Романтическое свидание в Париже – это для нас само собой разумеется, если получится. Такое же свидание, например, в Утан-Баторе – скверный анекдот; да простит меня великий монгольский народ, основатель нашей государственности, в которой мы живем по сей день, не смея поднять пристыженных глаз. Конечно, есть еще паллиативные азиатские варианты типа Гонконга или Дубая. Но это все, если по-честному, – точки Азии, оформленные как филиалы Европы.

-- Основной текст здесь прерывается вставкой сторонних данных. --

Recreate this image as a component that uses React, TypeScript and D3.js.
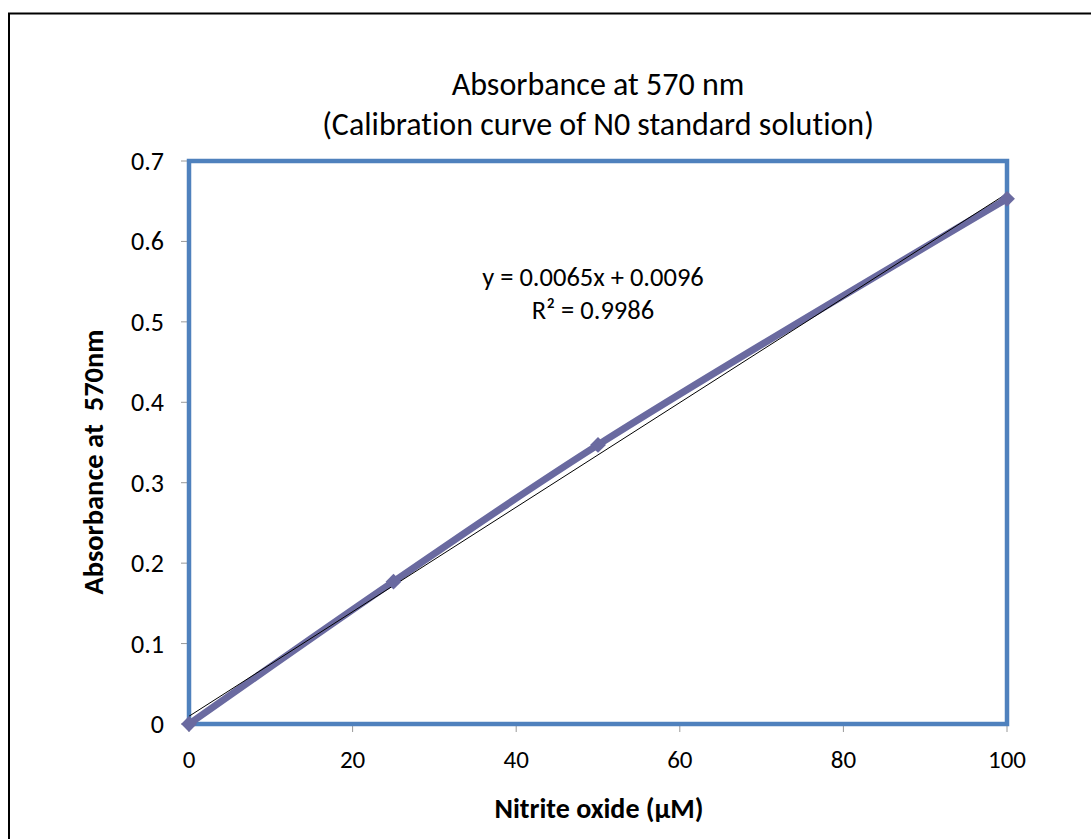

Несколько лет назад мне предложили съездить в КНДР. Дескать, прикольно очень. В прикольности я и не сомневался. Но как-то с вызовом и ложной буржуазностью отказался, узнав, что на границе КНДР, прямо в аэропорту Пхеньяна, надо сдать мобильный телефон. И вернут его тебе только при вылете обратно. А еще тебя будут постоянно сопровождать полтора агента местных спецслужб, ибо агентов у них гораздо больше, чем иностранных туристов, за коими предписано следить.

А вот в Южной Корее я пару раз был. Понравилось. Особенно французский ресторан Pierre Gagniere, франшиза одноименного легендарного парижского заведения, на последнем этаже сеульской гостиницы Lotte Plaza. В этой Республике Корея как-то все хотят быть похожими на европейцев всем – кроме языка, истории и разреза глаз.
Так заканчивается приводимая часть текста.